I really like how jazelcast jet works with java util streams but when I run those streams I am getting confused how is this running in a distributed way.

    public class IstreamHazelcastDemo {

    public static void main( String[] args ) {

        JetInstance jet = Jet.newJetInstance();
        Jet.newJetInstance();

        IListJet<String> list = jet.getList("list");


        for(int i = 0; i < 50; i++) {
            list.add("test" + i);
        }

         DistributedStream.fromList(list)
                .map(word -> {
                    System.out.println("word: " + word);
                    return word.toUpperCase();
                })
                .collect(DistributedCollectors.toIList("sink"))
                 .forEach(System.out::println);


    }
}

This is a simple example where I create a jet instance first bu running another main program and then run this code so it forms a cluster of 2 nodes. So when I run the above code I was expecting to see the print statement inside map function to be printed in both the nodes since I thought its distributed and will send to multiple nodes. But it always executed the whole flow only in one node.

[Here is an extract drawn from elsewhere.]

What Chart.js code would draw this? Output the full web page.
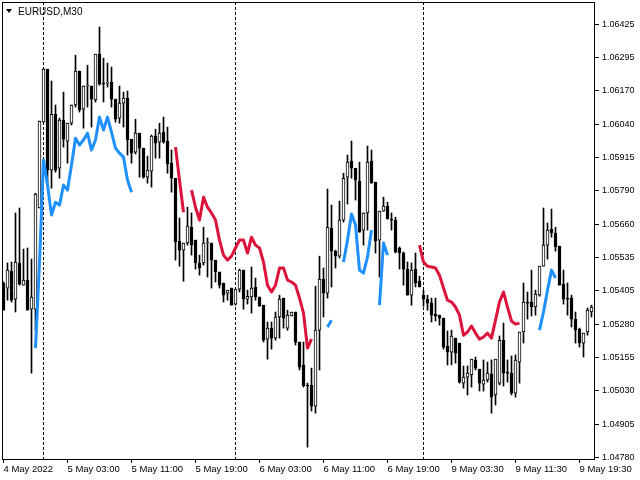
<!DOCTYPE html>
<html>
<head>
<meta charset="utf-8">
<script src="https://cdn.jsdelivr.net/npm/chart.js@4.4.1/dist/chart.umd.min.js"></script>
<style>
  html, body { margin: 0; padding: 0; background: #fff; }
  #wrap { width: 640px; height: 480px; }
</style>
</head>
<body>
<div id="wrap"><canvas id="chart"></canvas></div>
<script>
// ---- data: EURUSD M30, one entry per bar (bar 0 = 4 May 19:00) ----
const symbolTitle = 'EURUSD,M30';

const opens = [
  1.05442, 1.05423, 1.05487, 1.05381, 1.05518, 1.05434, 1.05453, 1.05343, 1.05343, 1.05727,
  1.06053, 1.06254, 1.05871, 1.06083, 1.05878, 1.06061, 1.05981, 1.06049, 1.06118, 1.06247,
  1.06102, 1.06190, 1.06190, 1.06137, 1.06311, 1.06201, 1.06201, 1.06205, 1.06140, 1.06068,
  1.06125, 1.06144, 1.05988, 1.05939, 1.06011, 1.05954, 1.05844, 1.05867, 1.06000, 1.05977,
  1.06015, 1.05981, 1.05897, 1.05840, 1.05601, 1.05567, 1.05594, 1.05654, 1.05605, 1.05518,
  1.05518, 1.05594, 1.05594, 1.05529, 1.05484, 1.05442, 1.05404, 1.05423, 1.05362, 1.05419,
  1.05491, 1.05381, 1.05389, 1.05427, 1.05389, 1.05358, 1.05229, 1.05271, 1.05233, 1.05313,
  1.05385, 1.05271, 1.05317, 1.05332, 1.05218, 1.05131, 1.05055, 1.05055, 1.04975, 1.05263,
  1.05457, 1.05404, 1.05651, 1.05563, 1.05544, 1.05681, 1.05844, 1.05905, 1.05878, 1.05829,
  1.05643, 1.05708, 1.05905, 1.05825, 1.05605, 1.05715, 1.05734, 1.05685, 1.05681, 1.05575,
  1.05556, 1.05495, 1.05396, 1.05495, 1.05449, 1.05396, 1.05381, 1.05366, 1.05324, 1.05320,
  1.05309, 1.05203, 1.05180, 1.05233, 1.05214, 1.05062, 1.05085, 1.05093, 1.05150, 1.05115,
  1.05058, 1.05074, 1.05096, 1.05017, 1.05062, 1.05225, 1.05104, 1.05100, 1.05024, 1.05142,
  1.05256, 1.05370, 1.05370, 1.05351, 1.05396, 1.05506, 1.05586, 1.05647, 1.05632, 1.05582,
  1.05438, 1.05385, 1.05385, 1.05305, 1.05267, 1.05214, 1.05256, 1.05332
];
const highs = [
  1.05446, 1.05518, 1.05522, 1.05708, 1.05727, 1.05571, 1.05575, 1.05533, 1.05783, 1.06057,
  1.06258, 1.06254, 1.06209, 1.06118, 1.06068, 1.06167, 1.06049, 1.06118, 1.06307, 1.06247,
  1.06190, 1.06269, 1.06190, 1.06311, 1.06414, 1.06296, 1.06277, 1.06262, 1.06140, 1.06190,
  1.06167, 1.06171, 1.05988, 1.06064, 1.06011, 1.05954, 1.05924, 1.06004, 1.06026, 1.06049,
  1.06072, 1.06034, 1.05947, 1.05840, 1.05689, 1.05594, 1.05730, 1.05708, 1.05605, 1.05548,
  1.05654, 1.05613, 1.05594, 1.05529, 1.05484, 1.05442, 1.05415, 1.05423, 1.05419, 1.05495,
  1.05491, 1.05415, 1.05503, 1.05461, 1.05389, 1.05358, 1.05294, 1.05294, 1.05332, 1.05396,
  1.05385, 1.05339, 1.05332, 1.05332, 1.05218, 1.05218, 1.05062, 1.05119, 1.05430, 1.05544,
  1.05499, 1.05799, 1.05738, 1.05567, 1.05753, 1.05859, 1.05928, 1.05981, 1.05878, 1.05901,
  1.05708, 1.05962, 1.05947, 1.05825, 1.05715, 1.05768, 1.05749, 1.05708, 1.05692, 1.05579,
  1.05560, 1.05522, 1.05518, 1.05556, 1.05468, 1.05415, 1.05396, 1.05385, 1.05385, 1.05320,
  1.05309, 1.05260, 1.05263, 1.05233, 1.05214, 1.05127, 1.05127, 1.05153, 1.05161, 1.05115,
  1.05150, 1.05142, 1.05150, 1.05153, 1.05241, 1.05290, 1.05150, 1.05165, 1.05169, 1.05256,
  1.05442, 1.05408, 1.05491, 1.05415, 1.05506, 1.05727, 1.05670, 1.05723, 1.05654, 1.05582,
  1.05491, 1.05442, 1.05396, 1.05332, 1.05271, 1.05252, 1.05347, 1.05358
];
const lows = [
  1.05339, 1.05377, 1.05370, 1.05332, 1.05434, 1.05434, 1.05339, 1.05100, 1.05263, 1.05727,
  1.06053, 1.05814, 1.05802, 1.05863, 1.05840, 1.05958, 1.05897, 1.06042, 1.06110, 1.06091,
  1.06030, 1.06110, 1.06034, 1.06129, 1.06193, 1.06129, 1.06186, 1.06110, 1.06053, 1.06049,
  1.06034, 1.05928, 1.05897, 1.05932, 1.05844, 1.05840, 1.05821, 1.05806, 1.05916, 1.05916,
  1.05973, 1.05859, 1.05787, 1.05529, 1.05506, 1.05449, 1.05586, 1.05548, 1.05495, 1.05472,
  1.05510, 1.05465, 1.05423, 1.05446, 1.05423, 1.05370, 1.05377, 1.05358, 1.05358, 1.05408,
  1.05343, 1.05362, 1.05328, 1.05377, 1.05354, 1.05218, 1.05153, 1.05191, 1.05225, 1.05233,
  1.05271, 1.05263, 1.05317, 1.05207, 1.05112, 1.05047, 1.04819, 1.04956, 1.04948, 1.05112,
  1.05313, 1.05385, 1.05427, 1.05499, 1.05537, 1.05673, 1.05742, 1.05840, 1.05757, 1.05635,
  1.05586, 1.05643, 1.05821, 1.05556, 1.05465, 1.05715, 1.05685, 1.05643, 1.05556, 1.05495,
  1.05434, 1.05396, 1.05358, 1.05427, 1.05427, 1.05354, 1.05339, 1.05294, 1.05298, 1.05282,
  1.05191, 1.05131, 1.05131, 1.05138, 1.05062, 1.05043, 1.05017, 1.05047, 1.05112, 1.05032,
  1.05032, 1.05066, 1.04948, 1.04979, 1.05055, 1.05051, 1.05066, 1.05017, 1.05009, 1.05062,
  1.05214, 1.05305, 1.05317, 1.05320, 1.05392, 1.05506, 1.05533, 1.05616, 1.05563, 1.05434,
  1.05362, 1.05320, 1.05275, 1.05214, 1.05199, 1.05161, 1.05244, 1.05313
];
const closes = [
  1.05339, 1.05491, 1.05377, 1.05522, 1.05438, 1.05453, 1.05339, 1.05389, 1.05780, 1.06057,
  1.06254, 1.05871, 1.06083, 1.05871, 1.06061, 1.05988, 1.06049, 1.06118, 1.06247, 1.06099,
  1.06190, 1.06193, 1.06140, 1.06311, 1.06197, 1.06197, 1.06205, 1.06140, 1.06064, 1.06125,
  1.06144, 1.05985, 1.05935, 1.06011, 1.05954, 1.05844, 1.05871, 1.06000, 1.05973, 1.06011,
  1.05977, 1.05894, 1.05840, 1.05598, 1.05567, 1.05594, 1.05658, 1.05586, 1.05518, 1.05499,
  1.05594, 1.05598, 1.05529, 1.05484, 1.05434, 1.05396, 1.05415, 1.05358, 1.05419, 1.05491,
  1.05381, 1.05392, 1.05423, 1.05389, 1.05354, 1.05225, 1.05271, 1.05233, 1.05313, 1.05381,
  1.05309, 1.05320, 1.05332, 1.05218, 1.05123, 1.05051, 1.05051, 1.04975, 1.05263, 1.05457,
  1.05404, 1.05654, 1.05563, 1.05544, 1.05681, 1.05840, 1.05901, 1.05878, 1.05833, 1.05635,
  1.05708, 1.05901, 1.05821, 1.05601, 1.05715, 1.05734, 1.05685, 1.05681, 1.05560, 1.05556,
  1.05495, 1.05396, 1.05491, 1.05442, 1.05427, 1.05381, 1.05366, 1.05320, 1.05317, 1.05309,
  1.05199, 1.05180, 1.05241, 1.05176, 1.05066, 1.05085, 1.05100, 1.05153, 1.05119, 1.05062,
  1.05074, 1.05100, 1.05009, 1.05153, 1.05225, 1.05100, 1.05100, 1.05024, 1.05150, 1.05256,
  1.05370, 1.05366, 1.05351, 1.05400, 1.05506, 1.05586, 1.05643, 1.05632, 1.05579, 1.05434,
  1.05381, 1.05381, 1.05305, 1.05263, 1.05214, 1.05252, 1.05339, 1.05351
];

// indicator lines, drawn only in pieces: [first bar, values...]
const blueSegments = [
  [8, [1.05195, 1.05518, 1.05909, 1.05814, 1.05700, 1.05749, 1.05738, 1.05814, 1.05795, 1.05890,
       1.05992, 1.05966, 1.05985, 1.06011, 1.05947, 1.05985, 1.06072, 1.06023, 1.06072, 1.06015,
       1.05954, 1.05935, 1.05920, 1.05833, 1.05787]],
  [81, [1.05275, 1.05301]],
  [85, [1.05522, 1.05605, 1.05704, 1.05662, 1.05491, 1.05480, 1.05541, 1.05643]],
  [94, [1.05358, 1.05594, 1.05548]],
  [134, [1.05263, 1.05332, 1.05415, 1.05491, 1.05461]]
];
const redSegments = [
  [43, [1.05958, 1.05833, 1.05711]],
  [47, [1.05795, 1.05730, 1.05681, 1.05768, 1.05730, 1.05708, 1.05681, 1.05605, 1.05548, 1.05529,
        1.05544, 1.05575, 1.05605, 1.05605, 1.05556, 1.05616, 1.05586, 1.05575, 1.05522, 1.05434,
        1.05408, 1.05434, 1.05499, 1.05499, 1.05453, 1.05446, 1.05434, 1.05385, 1.05328, 1.05195,
        1.05229]],
  [104, [1.05586, 1.05522, 1.05506, 1.05503, 1.05499, 1.05472, 1.05423, 1.05377, 1.05370, 1.05351,
         1.05320, 1.05244, 1.05256, 1.05279, 1.05252, 1.05229, 1.05237, 1.05252, 1.05233, 1.05301,
         1.05370, 1.05408, 1.05351, 1.05298, 1.05286, 1.05290]]
];

const xTickBars = [0, 16, 32, 48, 64, 80, 96, 112, 128, 144];
const xTickLabels = ['4 May 2022', '5 May 03:00', '5 May 11:00', '5 May 19:00', '6 May 03:00',
                     '6 May 11:00', '6 May 19:00', '9 May 03:30', '9 May 11:30', '9 May 19:30'];
const daySeparators = [10, 58, 105];
const yTickLabels = ['1.06425', '1.06295', '1.06170', '1.06040', '1.05915', '1.05790', '1.05660',
                     '1.05535', '1.05405', '1.05280', '1.05155', '1.05030', '1.04905', '1.04780'];

// ---- build datasets ----
const barCount = opens.length;

function segmentsToPoints(segs) {
  const pts = [];
  for (let i = 0; i < barCount; i++) pts.push({ x: i, y: null });
  segs.forEach(([start, vals]) => vals.forEach((v, k) => { pts[start + k].y = v; }));
  return pts;
}

// grid prices are evenly spaced between first and last label
const yTop = parseFloat(yTickLabels[0]);
const yBottom = parseFloat(yTickLabels[yTickLabels.length - 1]);
const yStep = (yTop - yBottom) / (yTickLabels.length - 1);
const yTickValues = yTickLabels.map((_, i) => yTop - i * yStep);

const isBull = opens.map((o, i) => closes[i] >= o);

const FONT = "'Liberation Sans', Arial, sans-serif";

const chartFrame = {
  id: 'chartFrame',
  beforeDatasetsDraw(chart) {
    const { ctx, chartArea: a, scales: { x } } = chart;
    ctx.save();
    ctx.strokeStyle = '#000';
    ctx.lineWidth = 1;
    ctx.setLineDash([3, 2]);
    daySeparators.forEach(i => {
      const px = Math.floor(x.getPixelForValue(i)) + 0.5;
      ctx.beginPath();
      ctx.moveTo(px, a.top);
      ctx.lineTo(px, a.bottom);
      ctx.stroke();
    });
    ctx.restore();
  },
  afterDraw(chart) {
    const { ctx, chartArea: a } = chart;
    ctx.save();
    ctx.strokeStyle = '#000';
    ctx.lineWidth = 1;
    ctx.strokeRect(a.left + 0.5, a.top + 0.5, a.width, a.height);
    // symbol caption
    ctx.fillStyle = '#000';
    ctx.beginPath();
    ctx.moveTo(6, 9); ctx.lineTo(12, 9); ctx.lineTo(9, 13); ctx.closePath();
    ctx.fill();
    ctx.font = '10px ' + FONT;
    ctx.textBaseline = 'alphabetic';
    ctx.fillText(symbolTitle, 18, 15);
    ctx.restore();
  }
};

const ctx = document.getElementById('chart').getContext('2d');
new Chart(ctx, {
  data: {
    datasets: [
      {
        type: 'line', label: 'blue', data: segmentsToPoints(blueSegments),
        borderColor: '#1E90FF', borderWidth: 3, pointRadius: 0, spanGaps: false,
        tension: 0, borderJoinStyle: 'round'
      },
      {
        type: 'line', label: 'red', data: segmentsToPoints(redSegments),
        borderColor: '#DC143C', borderWidth: 3, pointRadius: 0, spanGaps: false,
        tension: 0, borderJoinStyle: 'round'
      },
      {
        type: 'bar', label: 'body',
        data: opens.map((o, i) => ({ x: i, y: [o, closes[i]] })),
        backgroundColor: isBull.map(b => b ? '#ffffff' : '#000000'),
        borderColor: '#000000', borderWidth: 1, borderSkipped: false,
        barThickness: 3, minBarLength: 1, grouped: false
      },
      {
        type: 'bar', label: 'wick',
        data: lows.map((l, i) => ({ x: i, y: [l, highs[i]] })),
        backgroundColor: '#000000', borderWidth: 0,
        barThickness: 1, minBarLength: 1, grouped: false
      }
    ]
  },
  options: {
    responsive: true, maintainAspectRatio: false, animation: false,
    layout: { padding: { left: 2, top: 2, right: 0, bottom: 0 } },
    plugins: { legend: { display: false }, tooltip: { enabled: false } },
    scales: {
      x: {
        type: 'linear', min: -0.375, max: barCount - 0.375, offset: false,
        afterBuildTicks: axis => { axis.ticks = xTickBars.map(v => ({ value: v })); },
        afterFit: axis => { axis.height = 21; axis.paddingLeft = 0; axis.paddingRight = 0; },
        ticks: {
          autoSkip: false, maxRotation: 0, align: 'start', padding: 1,
          color: '#000', font: { family: FONT, size: 9.5 },
          callback: (v, i) => xTickLabels[i]
        },
        grid: { drawOnChartArea: false, offset: false, tickLength: 4, color: '#000' },
        border: { display: false }
      },
      y: {
        position: 'right', min: 1.04774, max: 1.06509,
        afterBuildTicks: axis => { axis.ticks = yTickValues.map(v => ({ value: v })); },
        afterFit: axis => { axis.width = 46; axis.paddingTop = 0; axis.paddingBottom = 0; },
        ticks: {
          autoSkip: false, padding: 3,
          color: '#000', font: { family: FONT, size: 9 },
          callback: (v, i) => yTickLabels[i]
        },
        grid: { drawOnChartArea: false, tickLength: 5, color: '#000' },
        border: { display: false }
      }
    }
  },
  plugins: [chartFrame]
});
</script>
</body>
</html>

I am trying to think how is this distributed or is it me who is lacking the understanding of hazelcast Jet.

Thanks

1

1 Answers

2
votes

Try this change and you should see a difference

        IMapJet<String, String> map = jet.getMap("map");

        for(int i = 0; i < 50; i++) {
            map.put("test" + i, "test" + i);
        }

         DistributedStream.fromMap(map)
            .map(entry -> {
                System.out.println("word: " + entry.getKey());
                return entry.getKey().toUpperCase();
            })
            .collect(DistributedCollectors.toIList("sink"))
            .forEach(System.out::println);

The difference here is around distribution and partitioning.

A list is distributed, meaning sent to the grid for hosting, but it is still a single object. One grid member holds it, so you'll see a single stream of sysout from the mapper.

A map is distributed, but is also partitioned, meaning the hosting is split across the grid members. If there are two grid members they'll have roughly half of the map content each. So you'll see multiple streams of sysout.